Recently, a friend gave me a bag of cinchona (quinine) bark, the stuff that’s used to make tonic water. That gave me the idea of making my own tonic and writing about it. Finding a recipe is easy—there’s a pretty straightforward one on imbibemagazine.com. Or, if you want adventure, there are more complicated concoctions made with an array of herbs and spices.

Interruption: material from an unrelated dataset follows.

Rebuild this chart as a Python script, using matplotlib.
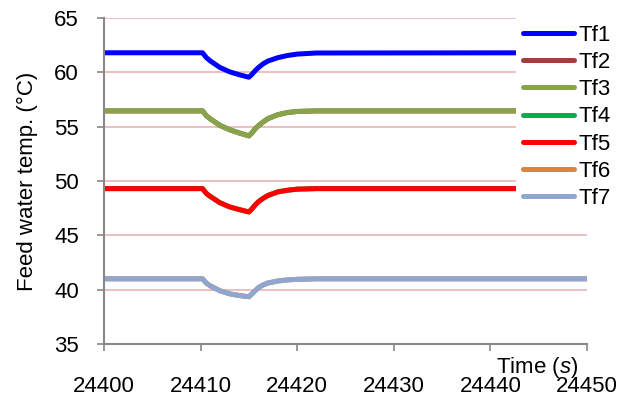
import numpy as np
import matplotlib.pyplot as plt

plt.rcParams['font.family'] = ['Liberation Sans', 'DejaVu Sans']
plt.rcParams['mathtext.fontset'] = 'custom'
plt.rcParams['mathtext.it'] = 'Liberation Sans:italic'
plt.rcParams['mathtext.rm'] = 'Liberation Sans'

# Время (с) и температуры питательной воды
time = [24400, 24410.2, 24410.6, 24411, 24412, 24413, 24414, 24415, 24415.3, 24415.7,
        24416, 24416.5, 24417, 24418, 24419, 24420, 24422, 24450]
tf1 = [61.8, 61.8, 61.35, 61.05, 60.45, 60.05, 59.78, 59.55, 59.8, 60.2,
       60.45, 60.8, 61.05, 61.35, 61.55, 61.68, 61.78, 61.8]
tf2 = [56.45, 56.45, 56.0, 55.72, 55.12, 54.72, 54.42, 54.15, 54.42, 54.85,
       55.1, 55.45, 55.75, 56.1, 56.3, 56.4, 56.45, 56.45]
tf3 = [56.45, 56.45, 56.0, 55.72, 55.12, 54.72, 54.42, 54.15, 54.42, 54.85,
       55.1, 55.45, 55.75, 56.1, 56.3, 56.4, 56.45, 56.45]
tf4 = [49.3, 49.3, 48.85, 48.58, 48.0, 47.62, 47.37, 47.15, 47.42, 47.85,
       48.1, 48.42, 48.68, 49.0, 49.15, 49.25, 49.3, 49.3]
tf5 = [49.3, 49.3, 48.85, 48.58, 48.0, 47.62, 47.37, 47.15, 47.42, 47.85,
       48.1, 48.42, 48.68, 49.0, 49.15, 49.25, 49.3, 49.3]
tf6 = [41.0, 41.0, 40.6, 40.35, 39.9, 39.62, 39.46, 39.35, 39.6, 39.95,
       40.2, 40.45, 40.62, 40.8, 40.9, 40.95, 41.0, 41.0]
tf7 = [41.0, 41.0, 40.6, 40.35, 39.9, 39.62, 39.46, 39.35, 39.6, 39.95,
       40.2, 40.45, 40.62, 40.8, 40.9, 40.95, 41.0, 41.0]

series = [tf1, tf2, tf3, tf4, tf5, tf6, tf7]
labels = ['Tf1', 'Tf2', 'Tf3', 'Tf4', 'Tf5', 'Tf6', 'Tf7']
colors = ['#0000FF', '#A0403E', '#86A44A', '#00B050', '#FF0000', '#E0823A', '#8EA6D0']

fig = plt.figure(figsize=(6.22, 3.96), dpi=100)
ax = fig.add_axes([104 / 622, 1 - 344 / 396, 483 / 622, 326 / 396])

for y, lab, c in zip(series, labels, colors):
    ax.plot(time, y, color=c, lw=3.6, label=lab, solid_capstyle='butt',
            solid_joinstyle='round')

ax.set_xlim(24400, 24450)
ax.set_ylim(35, 65)
ax.set_xticks(np.arange(24400, 24451, 10))
ax.set_yticks(np.arange(35, 66, 5))
ax.yaxis.grid(True, color='#E8B4B4', lw=1.2)
ax.set_axisbelow(True)

for s in ['top', 'right']:
    ax.spines[s].set_visible(False)
for s in ['left', 'bottom']:
    ax.spines[s].set_color('#888888')
    ax.spines[s].set_linewidth(1.5)

ax.tick_params(axis='both', colors='#888888', labelcolor='black', labelsize=16,
               length=5, width=1.2, direction='out')
ax.tick_params(axis='x', pad=18)
ax.tick_params(axis='y', pad=13)

ax.set_ylabel('Feed water temp. (°C)', fontsize=16, labelpad=12)
fig.text(537 / 622, 1 - 367 / 396, 'Time ($s$)', fontsize=16, ha='center', va='center')

leg = ax.legend(loc='upper left', bbox_to_anchor=(516 / 622, 1 - 18 / 396),
                bbox_transform=fig.transFigure, frameon=True, fancybox=False,
                edgecolor='none', facecolor='white', framealpha=1, fontsize=16,
                handlelength=2.3, handletextpad=0.2, labelspacing=0.28,
                borderpad=0.3, borderaxespad=0)
for h in leg.get_lines():
    h.set_solid_capstyle('round')

fig.savefig('out.png', dpi=100)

But I couldn’t find one ingredient: citric acid. And by that I mean, I tried one store, they didn’t have it, then my car started to overheat and I gave up. The homemade tonic will have to wait. Instead, I had some fun with a tonic taste test, using gin as the spirit, in homage to the easiest of summer cocktails, a gin and tonic. I went with a usual suspect, Tanqueray (it happened to be in the freezer, and I’ve been trying to get rid of it), and something newer, Aviation.
For tonics, I grabbed Q Tonic, two Fever Trees (Mediterranean and Premium Indian), Jack Rudy and, for the heck of it, Schweppes.
The winner: Jack Rudy. This is a small-batch quinine concentrate to which you add soda water (4 ounces to 3/4-ounce of tonic) and 2 ounces of gin. It has a really nice, mellow citrus-y flavor—you don’t need, nor should you want, to add any lime. It didn’t undermine Aviation’s complex flavors and made me forget I was drinking Tanqueray. It’s $16 for a 17-ounce bottle, which will get you roughly 20 cocktails, making it less pricey than it seems.
The loser: Fever Tree Premium Indian. This is for people who really dig that classic quinine flavor—apparently a sizable group, given the rave reviews this one normally gets. But I’m just not a fan.
The others: Q Tonic proved to be the mildest and really played up Aviation’s anise flavor. Fever Tree Mediterranean was also nice, with a bit of a floral undertone. The bottle says it’s intended for vodka, but it was A-OK with both gins. As for Schweppes, it clashed with the Aviation but worked really well with the Tanqueray. Which is great, because I still have a half-bottle of the stuff.